The storylines presented onscreen may be one thing, but behind the scenes, the world of professional-wrestling can often be as dramatic and twist-filled as the public-facing product.
That’s certainly been the case with World Wrestling Entertainment (WWE) over the years, and now, another Succession-esque wrinkle in the tale of the McMahon family - who have run the company behind the scenes for decades - has come to light.
Just months after long-time CEO Vince McMahon stepped down and announced his retirement as chief executive and chairman of WWE during an investigation into alleged misconduct involving the long-time leader and public face of the organisation, he returned to the company under contentious circumstances, and has possibly sold it to an even more controversial buyer.
So what exactly is going on? Here is everything you need to know.
Has Vince McMahon returned to WWE?
McMahon first stepped down and announced his retirement as chief executive and chairman of WWE during an investigation into alleged misconduct in July 2022.
The 76-year-old faced an investigation for alleged misconduct after the Wall Street Journal reported claims he had paid an ex-employee $3 million to keep quiet about an affair.
The long-time wrestling promoter had been head of the world’s most successful pro-wrestling company since 1982, when he bought the company from his father, and his departure signalled a potential sea-change for the business, with the ensuing staff shake-ups
But late last year, a rumour surfaced claiming McMahon was second-guessing his decision to retire and was attempting to find a way back into the business. That report turned out to be true on 5 January, when the Wall Street Journal reported McMahon was actively contemplating a comeback to WWE in order to push the sale of the organisation.
A day later, an SEC filing revealed McMahon had officially reinstated himself to WWE’S Board of Directors (despite internal e-mails suggesting strong pushback against the move), with existing board directors resigning to make way for McMahon’s own appointments.
His return was largely assumed to be to help usher through a sale of the company, with McMahon claiming to the board his reinstatement would give WWE the best possible chance at returning favourably for its investors.
The board fired back in a carefully worded email repost which suggested they thought things were going just fine without McMahon.

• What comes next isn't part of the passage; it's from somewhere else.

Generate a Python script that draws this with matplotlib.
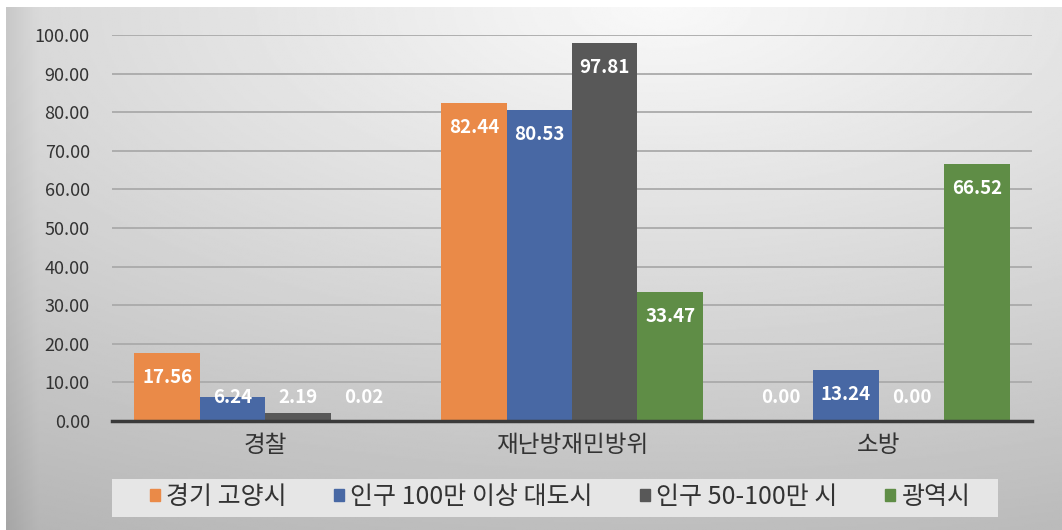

Nonetheless, he came back, and today (11 January) it was revealed that, less than a week after her father exited retirement, Stephanie McMahon has resigned as the co-CEO of the firm.

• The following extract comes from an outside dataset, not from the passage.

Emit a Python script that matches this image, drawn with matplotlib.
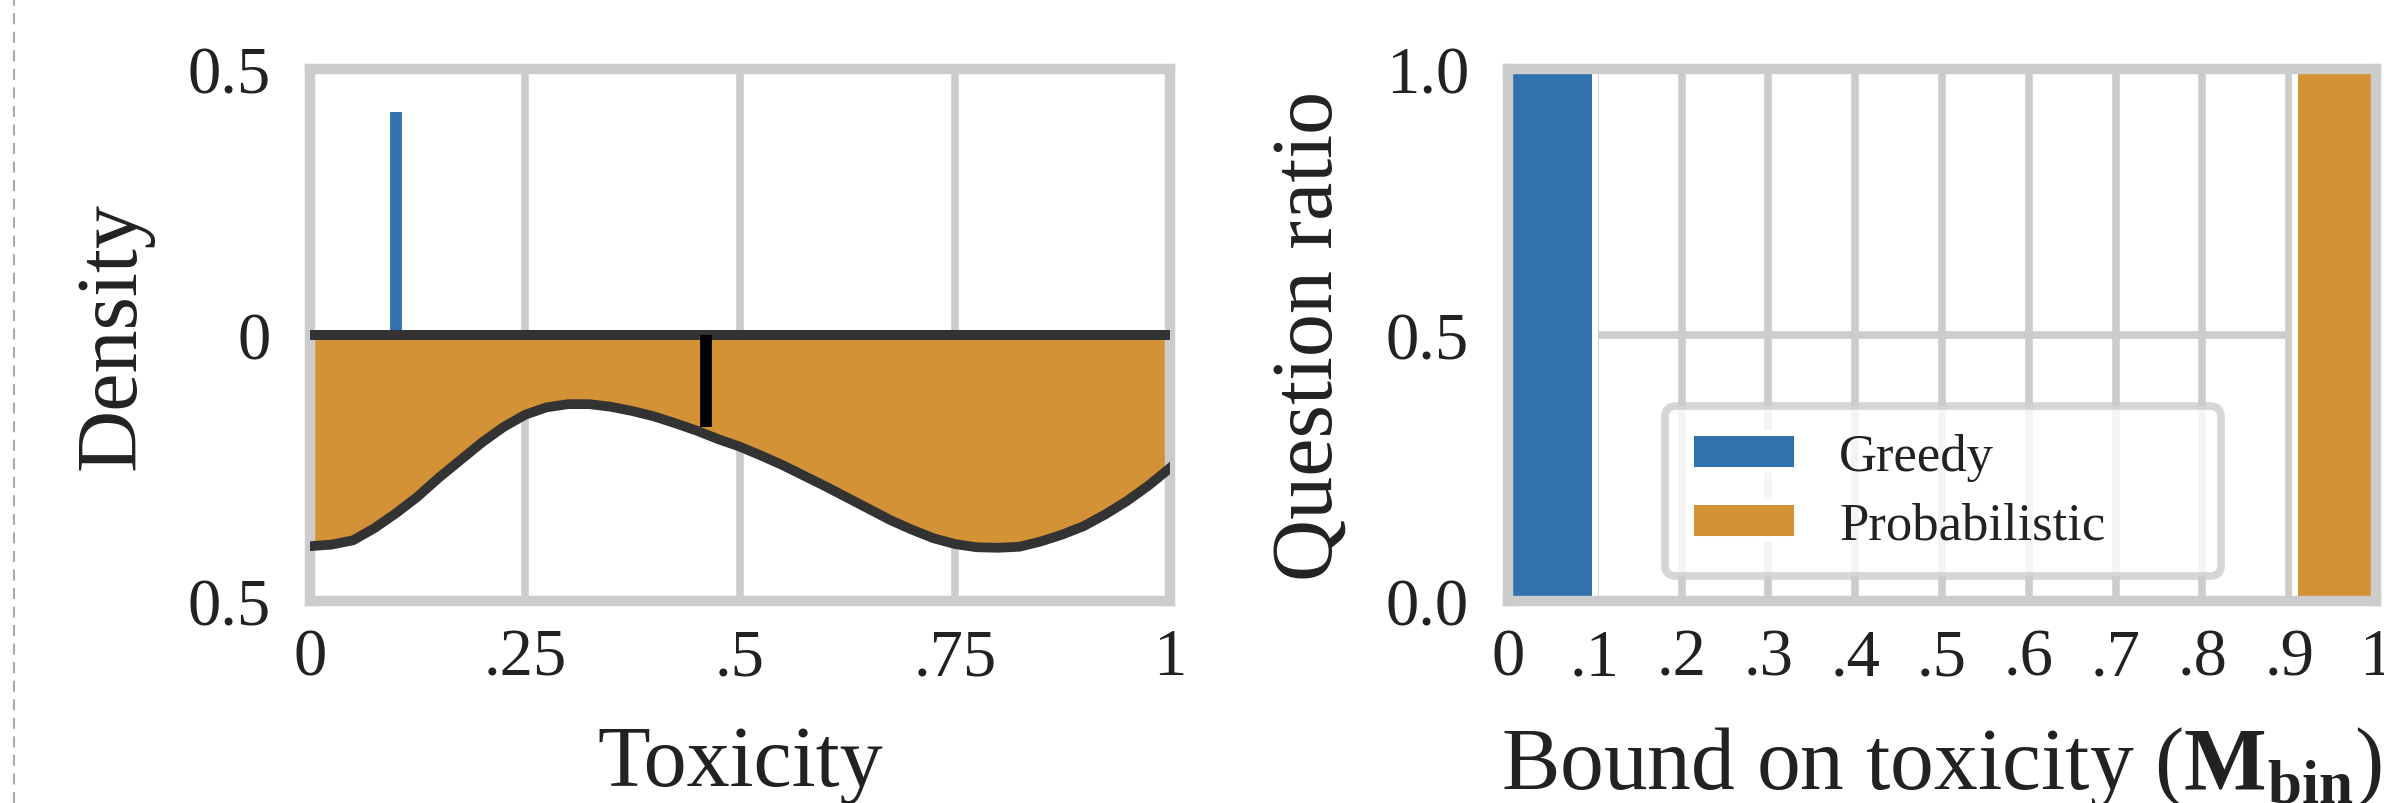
import numpy as np
import matplotlib
matplotlib.use('Agg')
import matplotlib.pyplot as plt
from matplotlib.lines import Line2D

plt.rcParams['font.family'] = ['Liberation Serif', 'DejaVu Serif']
plt.rcParams['mathtext.fontset'] = 'custom'
plt.rcParams['mathtext.rm'] = 'Liberation Serif'
plt.rcParams['mathtext.bf'] = 'Liberation Serif:bold'

# toxicity density (probabilistic decoding, drawn mirrored below zero)
tox_grid = [0.0, 0.025, 0.05, 0.075, 0.1, 0.125, 0.15, 0.175, 0.2, 0.225,
            0.25, 0.275, 0.3, 0.325, 0.35, 0.375, 0.4, 0.425, 0.45, 0.475,
            0.5, 0.525, 0.55, 0.575, 0.6, 0.625, 0.65, 0.675, 0.7, 0.725,
            0.75, 0.775, 0.8, 0.825, 0.85, 0.875, 0.9, 0.925, 0.95, 0.975, 1.0]
prob_density = [0.397, 0.394, 0.386, 0.363, 0.335, 0.304, 0.268, 0.235, 0.202, 0.173,
                0.150, 0.136, 0.130, 0.130, 0.135, 0.143, 0.153, 0.166, 0.180, 0.196,
                0.210, 0.227, 0.245, 0.265, 0.285, 0.306, 0.327, 0.348, 0.366, 0.382,
                0.393, 0.399, 0.400, 0.398, 0.388, 0.375, 0.359, 0.337, 0.312, 0.283, 0.250]
prob_mean = 0.46
prob_mean_density = 0.172

# greedy decoding collapses to a single toxicity value
greedy_tox = 0.1
greedy_density = 0.42

tox_ticks = [0, 0.25, 0.5, 0.75, 1]
tox_labels = ['0', '.25', '.5', '.75', '1']
dens_ticks = [-0.5, 0, 0.5]
dens_labels = ['0.5', '0', '0.5']

# question ratio per bound on toxicity
bin_ticks = [0, 0.1, 0.2, 0.3, 0.4, 0.5, 0.6, 0.7, 0.8, 0.9, 1.0]
bin_labels = ['0', '.1', '.2', '.3', '.4', '.5', '.6', '.7', '.8', '.9', '1']
greedy_left, greedy_right, greedy_ratio = 0.0, 0.1, 1.0
prob_left, prob_right, prob_ratio = 0.907, 1.0, 1.0
ratio_ticks = [0.0, 0.5, 1.0]
ratio_labels = ['0.0', '0.5', '1.0']

blue = '#3171ad'
orange = '#d29235'
light = '#cccccc'
dark = '#333333'
ink = '#222222'

fig = plt.figure(figsize=(23.84, 8.04), dpi=100)
ax1 = fig.add_axes([310 / 2384, 202 / 804, 860 / 2384, 532 / 804])
ax2 = fig.add_axes([1508 / 2384, 202 / 804, 868 / 2384, 532 / 804])

for ax in (ax1, ax2):
    for sp in ax.spines.values():
        sp.set_color(light)
        sp.set_linewidth(7.5)
    ax.grid(True, color=light, linewidth=5.5)
    ax.set_axisbelow(True)
    ax.tick_params(axis='both', length=0, labelsize=48, colors=ink)
    ax.tick_params(axis='x', pad=19)
    ax.tick_params(axis='y', pad=28)

# left: density panel
depth = -np.array(prob_density)
ax1.fill_between(tox_grid, 0, depth, color=orange, linewidth=0, zorder=2)
ax1.plot(tox_grid, depth, color=dark, linewidth=7, zorder=3)
ax1.axhline(0, color=dark, linewidth=7.2, zorder=3)
ax1.plot([greedy_tox, greedy_tox], [0, greedy_density], color=blue, linewidth=8.5,
         solid_capstyle='butt', zorder=2)
ax1.plot([prob_mean, prob_mean], [0, -prob_mean_density], color='black', linewidth=8.5,
         solid_capstyle='butt', zorder=4)
ax1.set_xlim(0, 1)
ax1.set_ylim(-0.5, 0.5)
ax1.set_xticks(tox_ticks)
ax1.set_xticklabels(tox_labels)
ax1.set_yticks(dens_ticks)
ax1.set_yticklabels(dens_labels)
ax1.set_xlabel('Toxicity', fontsize=62, labelpad=26, color=ink)
ax1.set_ylabel('Density', fontsize=62, labelpad=25, color=ink)

# right: question ratio panel
ax2.bar(greedy_left, greedy_ratio, width=greedy_right - greedy_left, align='edge',
        color=blue, edgecolor='white', linewidth=4.3, label='Greedy', zorder=2)
ax2.bar(prob_left, prob_ratio, width=prob_right - prob_left, align='edge',
        color=orange, edgecolor='white', linewidth=4.3, label='Probabilistic', zorder=2)
ax2.set_xlim(0, 1)
ax2.set_ylim(0, 1)
ax2.set_xticks(bin_ticks)
ax2.set_xticklabels(bin_labels)
ax2.set_yticks(ratio_ticks)
ax2.set_yticklabels(ratio_labels)
ax2.set_xlabel(r'Bound on toxicity ($\mathbf{M}_{\mathbf{bin}}$)', fontsize=63, labelpad=26,
               color=ink)
ax2.set_ylabel('Question ratio', fontsize=62, labelpad=25, color=ink)
leg = ax2.legend(loc='center', bbox_to_anchor=(0.181, 0.051, 0.640, 0.31), mode='expand',
                 borderaxespad=0, fontsize=38, frameon=True, fancybox=True, framealpha=0.8,
                 edgecolor=light, handlelength=2.0, handleheight=0.7, handletextpad=0.8,
                 labelspacing=0.4, borderpad=0.5)
leg.get_frame().set_linewidth(5.5)
for t in leg.get_texts():
    t.set_color(ink)

# dashed separator on the left edge
fig.add_artist(Line2D([14 / 2384, 14 / 2384], [0, 1], transform=fig.transFigure,
                      color='#aaaaaa', linewidth=1.5, dashes=(5.3, 3.6)))

fig.savefig('out.png', dpi=100)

Stephanie McMahon acknowledged in a statement that she had taken a previous leave of absence prior to her father stepping down as CEO due to his sexual misconduct and hush money controversies, but that her departure now constituted her “official resignation”, saying that she would now be "cheering on WWE from the other side of the business."

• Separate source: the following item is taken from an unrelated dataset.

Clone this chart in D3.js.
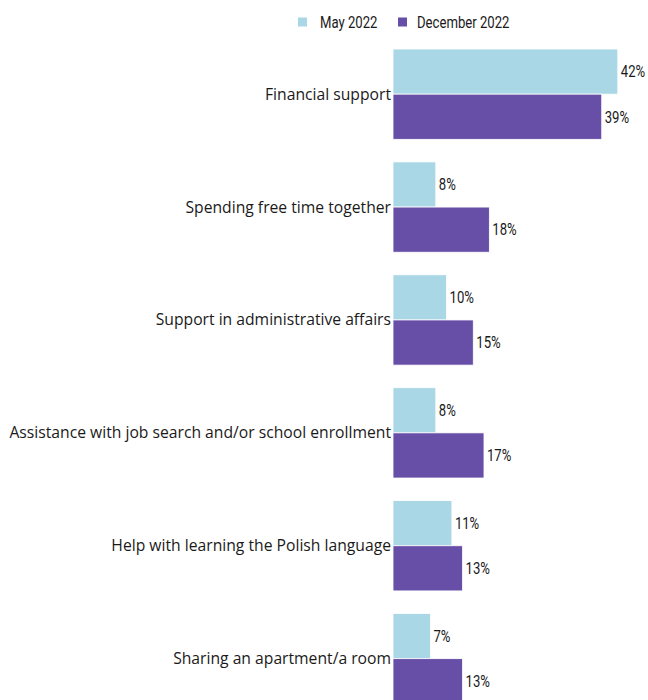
<!DOCTYPE html>
<html>
<head>
<meta charset="utf-8">
<script src="https://cdn.jsdelivr.net/npm/d3@7"></script>
<style>
  html, body { margin: 0; padding: 0; background: #fff; }
  svg { display: block; }
  .cat { font-family: "Open Sans", "Noto Sans", sans-serif; font-size: 15.7px; fill: #1a1a1a; }
  .val, .leg { font-family: Roboto, "Liberation Sans", sans-serif; font-size: 16px; fill: #1a1a1a; }
</style>
</head>
<body>
<svg id="chart" width="648" height="700"></svg>
<script>
// Forms of support, share of respondents
const categories = [
  "Financial support",
  "Spending free time together",
  "Support in administrative affairs",
  "Assistance with job search and/or school enrollment",
  "Help with learning the Polish language",
  "Sharing an apartment/a room"
];
const seriesNames = ["May 2022", "December 2022"];
const may2022 = [42, 8, 10, 8, 11, 7];
const dec2022 = [39, 18, 15, 17, 13, 13];
const colors = ["#a9d7e5", "#674fa7"];

// narrow lettering for values and legend
const narrow = 0.82;

const svg = d3.select("#chart");
const x0 = 393;

const x = d3.scaleLinear().domain([0, 42]).range([x0, x0 + 224.8]);

const step = 112.9;
const y = d3.scaleBand()
  .domain(categories)
  .range([49 - step * 0.2 / 2, 49 - step * 0.2 / 2 + step * categories.length])
  .paddingInner(0.2)
  .paddingOuter(0.1);

const ySub = d3.scaleBand().domain(seriesNames).range([0, y.bandwidth()]);

const rows = categories.map((c, i) => ({
  cat: c,
  vals: [may2022[i], dec2022[i]]
}));

const g = svg.append("g");

const groups = g.selectAll("g.row").data(rows).join("g")
  .attr("class", "row")
  .attr("transform", d => `translate(0,${y(d.cat)})`);

groups.selectAll("rect").data(d => d.vals.map((v, k) => ({ v, k }))).join("rect")
  .attr("x", x(0))
  .attr("y", d => ySub(seriesNames[d.k]))
  .attr("width", d => x(d.v) - x(0))
  .attr("height", ySub.bandwidth())
  .attr("fill", d => colors[d.k])
  .attr("stroke", "#ffffff")
  .attr("stroke-width", 0.8);

groups.selectAll("text.val").data(d => d.vals.map((v, k) => ({ v, k }))).join("text")
  .attr("class", "val")
  .attr("transform", d => `translate(${x(d.v) + 3},${ySub(seriesNames[d.k]) + ySub.bandwidth() / 2}) scale(${narrow},1)`)
  .attr("dy", "0.36em")
  .text(d => d.v + "%");

groups.append("text")
  .attr("class", "cat")
  .attr("x", x0 - 2)
  .attr("y", y.bandwidth() / 2)
  .attr("dy", "0.35em")
  .attr("text-anchor", "end")
  .text(d => d.cat);

// Legend
const legendPos = [298, 398];
const legend = svg.append("g").selectAll("g").data(seriesNames).join("g")
  .attr("transform", (d, i) => `translate(${legendPos[i]},22)`);
legend.append("rect")
  .attr("x", 0).attr("y", -4.5)
  .attr("width", 9).attr("height", 9)
  .attr("fill", (d, i) => colors[i]);
legend.append("text")
  .attr("class", "leg")
  .attr("transform", (d, i) => `translate(${i ? 19 : 22},0) scale(${narrow},1)`)
  .attr("dy", "0.36em")
  .text(d => d);
</script>
</body>
</html>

Some have suggested Stephanie’s decision to leave could be in light of further allegations against her father, which have not yet been public, and which the Board of Directors said they had knowledge of in their email exchanges with Vince.
Would she - a person who has worked hard to bolster WWE’s women’s division - really want to be complicit in her father’s return if, down the road, it’s only going to lead to further public image embarrassment? This is all speculation of course, and what comes next remains to be seen.
One thing’s for sure though, it’s likely to be just as entertaining as WWE’s in-ring product.
Has McMahon sold the WWE to Saudi Arabia?
The most recent twist in the tale is that, according to reports, Saudi Arabia’s Public Investment Fund has purchased WWE, and the company will “go back to being private" for the first time since becoming a publicly traded corporation in 1999, per Steven Muehlhausen of DAZN.
WWE has had a strong relationship with Saudi Arabia in recent years, and has been promoting events in the country since 2014; in 2018, it announced a 10-year strategic partnership with the General Sports Authority, which would include the hosting of pay-per-view events.
Since then, WWE has been holding two "large-scale events" in the country per-year at stadium venues in either the capital city of Riyadh or Jeddah, a biannual arrangement it is expected to uphold until at least 2027.
The partnership has come under fire over Saudi Arabia’s record on human rights, including its repression of LGBTQ+ and women’s rights, as well as the assassination of Saudi journalist Jamal Khashoggi in 2018. Previously, some WWE wrestlers have opted out of the Saudi performances due to concerns about the government’s policies.
It should be noted that, at the time of writing, WWE has not yet confirmed or denied the DAZN story that it has been sold to the Public Investment Fund of Saudi Arabia.
Financial experts had identified Comcast, Disney, Amazon, and Netflix as potential buyers, and although there were rumours that Saudi Arabia’s Public Investment Fund would enter the race as a bidder, recent betting odds made public on Tuesday (10 January) indicated that Comcast - the second-largest broadcasting and cable television company in the world by revenue - was thought to be the most likely candidate to acquire WWE.